There are reasons to believe that this story is true. Women did disguise themselves as men and go to sea. And anyone who survived Drake’s circumnavigation of the globe would have had more than enough money to buy a ship outright. It’s also believable that, owning a ship and captaining it herself may have given a woman enough confidence to think she could reveal her sex without consequences. That this wouldn’t work out for her also seems entirely believable.

However, the story has its flaws. Historians have identified an Elizabeth Shirland who married, had one child and lived her life quietly in Devon, never going to sea at all. But Elizabeth was one of the most popular names in England at the time, and Shirland was also quite common. There may have many women with similar names.

Another point against the legend is that “Liz” was not a common nickname for Elizabeth at the time. “Bess” was far more popular. (We can mitigate this by noting that the name "Liz" was used, but it seemed to have indicated a low sort of woman.)  Also, the word “cutlass” was not in common use. The type of sword later called a cutlass was more commonly called a “hanger” because it hung off the belt. So “Hanger Bess” seems a more likely name.



It’s also pretty obvious that Liz’s behavior and fate seems to indicate a certain amount of male wish fulfillment.

Another piece of the story is even more far-fetched. This rumor says that Liz was a member of the lost colony of Roanoke. Captured by hostile natives, she lived with them for a while as a slave, then stabbed her owner with his own knife and escaped. She was picked up by the Spanish, then rescued by Drake just in time to go on his historic trip.

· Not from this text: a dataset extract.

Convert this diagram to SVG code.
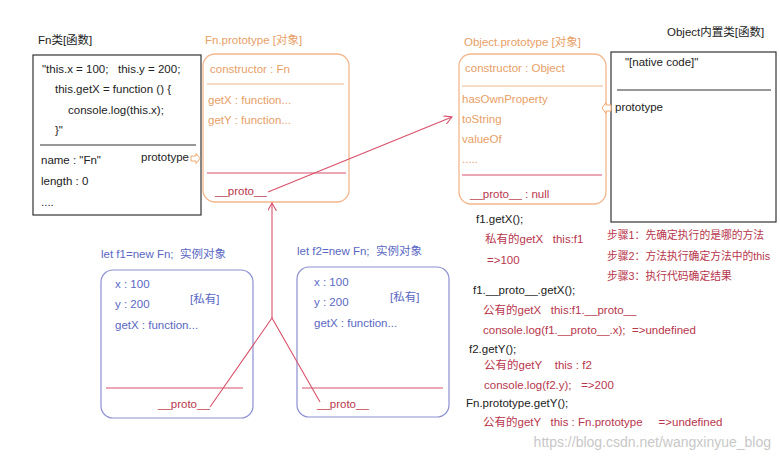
<svg xmlns="http://www.w3.org/2000/svg" width="780" height="460" viewBox="0 0 780 460">
<defs>
<style>
text{font-family:"Liberation Sans","Noto Sans CJK SC",sans-serif;font-size:11.5px;white-space:pre}
.k{fill:#222}
.o{fill:#e8a066}
.r{fill:#b8364c}
.b{fill:#5a67c4}
.s{font-size:10.8px}
.ob{fill:none;stroke:#f2b78c;stroke-width:1.3}
.pb{fill:none;stroke:#8c8fd0;stroke-width:1.2}
.kb{fill:none;stroke:#333;stroke-width:1.2}
.rl{stroke:#d9506a;stroke-width:1.1;fill:none}
.ol{stroke:#f2b78c;stroke-width:1.2}
.kl{stroke:#333;stroke-width:1.2}
.ha{fill:#fff;stroke:#f0a870;stroke-width:1}
.wm{fill:#c8c8c8;font-size:14px;font-family:"Liberation Sans Narrow","Liberation Sans",sans-serif}
</style>
<marker id="ah" viewBox="0 0 10 10" refX="9" refY="5" markerWidth="9" markerHeight="9" orient="auto" markerUnits="userSpaceOnUse">
<path d="M0,0 L9,5 L0,10" fill="none" stroke="#d9506a" stroke-width="1.2"/>
</marker>
</defs>
<rect width="780" height="460" fill="#fff"/>

<g id="fn-class">
<text class="k" x="38" y="44">Fn类[函数]</text>
<rect class="kb" x="33" y="55" width="168" height="160"/>
<line class="kl" x1="40" y1="145" x2="196" y2="145"/>
<text class="k" x="42" y="73" xml:space="preserve">"this.x = 100;   this.y = 200;</text>
<text class="k" x="55" y="93">this.getX = function () {</text>
<text class="k" x="68" y="114">console.log(this.x);</text>
<text class="k" x="55" y="134">}"</text>
<text class="k" x="41" y="164">name : "Fn"</text>
<text class="k" x="141" y="161">prototype</text>
<text class="k" x="41" y="185">length : 0</text>
<text class="k" x="41" y="206">....</text>
</g>

<g id="fn-prototype">
<text class="o" x="205" y="44">Fn.prototype [对象]</text>
<rect class="ob" x="203" y="54" width="146" height="148" rx="12"/>
<line class="ol" x1="207" y1="84" x2="344" y2="84"/>
<text class="o" x="210" y="73">constructor : Fn</text>
<text class="o" x="208" y="104">getX : function...</text>
<text class="o" x="208" y="124">getY : function...</text>
<line class="rl" x1="207" y1="173" x2="346" y2="173"/>
<text class="r" x="215" y="195">__proto__</text>
</g>

<g id="object-prototype">
<text class="o" x="464" y="46">Object.prototype [对象]</text>
<rect class="ob" x="459" y="54" width="147" height="150" rx="12"/>
<line class="ol" x1="462" y1="86" x2="603" y2="86"/>
<text class="o" x="465" y="72">constructor : Object</text>
<text class="o" x="462" y="103">hasOwnProperty</text>
<text class="o" x="462" y="123">toString</text>
<text class="o" x="462" y="143">valueOf</text>
<text class="o" x="462" y="163">.....</text>
<line class="rl" x1="462" y1="175" x2="602" y2="175"/>
<text class="r" x="470" y="198">__proto__ : null</text>
</g>

<g id="object-class">
<text class="k" x="667" y="36">Object内置类[函数]</text>
<rect class="kb" x="611" y="52" width="165" height="170"/>
<line class="kl" x1="617" y1="90" x2="771" y2="90"/>
<text class="k" x="625" y="66">"[native code]"</text>
<text class="k" x="615" y="111">prototype</text>
</g>

<g id="f1">
<text class="b" x="101" y="258" xml:space="preserve">let f1=new Fn;  实例对象</text>
<rect class="pb" x="101" y="270" width="152" height="148" rx="12"/>
<text class="b" x="115" y="288">x : 100</text>
<text class="b" x="115" y="308">y : 200</text>
<text class="b" x="190" y="303">[私有]</text>
<text class="b" x="115" y="329">getX : function...</text>
<line class="rl" x1="106" y1="388" x2="243" y2="388"/>
<text class="r" x="158" y="408">__proto__</text>
</g>

<g id="f2">
<text class="b" x="297" y="255" xml:space="preserve">let f2=new Fn;  实例对象</text>
<rect class="pb" x="297" y="267" width="152" height="150" rx="12"/>
<text class="b" x="314" y="286">x : 100</text>
<text class="b" x="314" y="306">y : 200</text>
<text class="b" x="390" y="301">[私有]</text>
<text class="b" x="314" y="327">getX : function...</text>
<line class="rl" x1="302" y1="388" x2="443" y2="388"/>
<text class="r" x="317" y="408">__proto__</text>
</g>

<g id="connectors">
<path class="rl" d="M268,192 L452,117" marker-end="url(#ah)"/>
<path class="rl" d="M210,407 L272,318 L320,402"/>
<path class="rl" d="M272,318 L272,203" marker-end="url(#ah)"/>
<path class="ha" d="M191,156 L196,156 L196,153.5 L200,158.5 L196,163.5 L196,161 L191,161 Z"/>
<path class="ha" d="M611,105 L606,105 L606,102.5 L602,108 L606,113.5 L606,111 L611,111 Z"/>
</g>

<g id="notes">
<text class="k" x="476" y="223">f1.getX();</text>
<text class="r" x="485" y="243" xml:space="preserve">私有的getX   this:f1</text>
<text class="r" x="487" y="264">=&gt;100</text>
<text class="k" x="473" y="294">f1.__proto__.getX();</text>
<text class="r" x="483" y="314" xml:space="preserve">公有的getX   this:f1.__proto__</text>
<text class="r" x="483" y="334" xml:space="preserve">console.log(f1.__proto__.x);  =&gt;undefined</text>
<text class="k" x="469" y="353">f2.getY();</text>
<text class="r" x="484" y="369" xml:space="preserve">公有的getY    this : f2</text>
<text class="r" x="484" y="389" xml:space="preserve">console.log(f2.y);   =&gt;200</text>
<text class="k" x="466" y="407">Fn.prototype.getY();</text>
<text class="r" x="483" y="426" xml:space="preserve">公有的getY   this : Fn.prototype     =&gt;undefined</text>
<text class="r s" x="607" y="239">步骤1：先确定执行的是哪的方法</text>
<text class="r s" x="607" y="260">步骤2：方法执行确定方法中的this</text>
<text class="r s" x="607" y="280">步骤3：执行代码确定结果</text>
<text class="wm" x="771" y="447" text-anchor="end">https://blog.csdn.net/wangxinyue_blog</text>
</g>
</svg>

This seems far too unbelievable to be true, and is further discredited by the fact that we have a complete list of the Roanoke colonists, and she wasn’t one of them. In this version of the story, she also wins mountains of gold that far outshine those brought back by her mentor.



We’ll probably never be sure of the truth in all this. I see a person who may very well have lived, and who became a nexus for any bits of fiction that sailors cared to attach to her. Someone wanted to tell his “Cutlass Liz” story when other people were discussing Roanoke, and modified the tale accordingly. Someone else was talking about Drake’s mountains of treasure, and someone else wanted to out-do him.

I find this far the most believable version of events. But you can make up your own mind.